The charity said it was a growing problem across the South East, with more than 9,500 horses rescued last year in Kent, Sussex and Surrey.
The organisation took 22,000 calls about neglected horses in England and Wales, in what it has described as a national crisis.
It has now started an urgent appeal to find homes for rescued horses.
Horses in Kent prompted the second highest number of complaints to the RSPCA, after West Yorkshire, but with a greater number of horses affected.
Last year, the RSPCA received 1,242 calls about horses in Kent, concerning 4,326 animals.
'Just given up'
The charity has suggested that as the cost of horses falls and the price of keeping them increases, so too does the number that are left to suffer or die.
It said the main reasons for horses being taken into care were injuries, starvation, untreated wounds and irresponsible ownership.
Claudia Corner, equine re-homing officer at the RSPCA, said: "It is very bad this year.
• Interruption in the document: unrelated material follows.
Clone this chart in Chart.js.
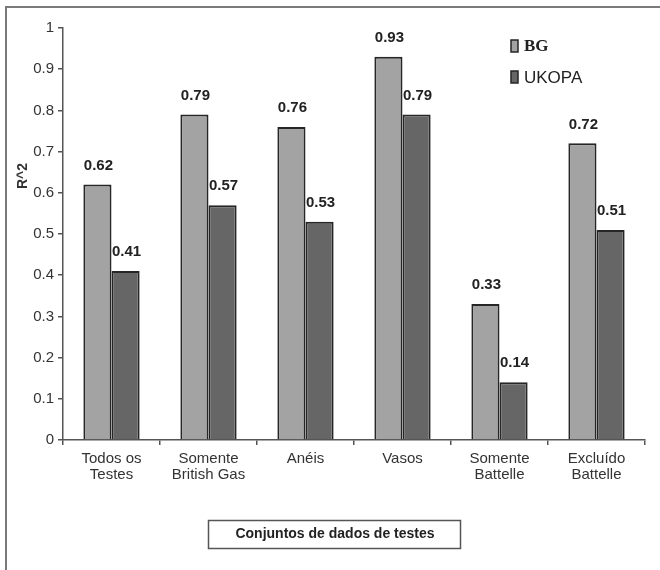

We have had a lot of horses coming out of the winter that have been found neglected.
"There are a lot of horses being fly-grazed, being left on land that is too small for them, too many horses for too small an area, and not being given enough food or hay."
Chris Johns, of the Happy Endings Rescue group, added: "I've never seen so many horses in such a poor condition, whether they are worm-riddled or purely emaciated, their bodies just go into shutdown. And it doesn't matter what we do, they just have given up."
The RSPCA said the number of horses in its care now exceeded 600.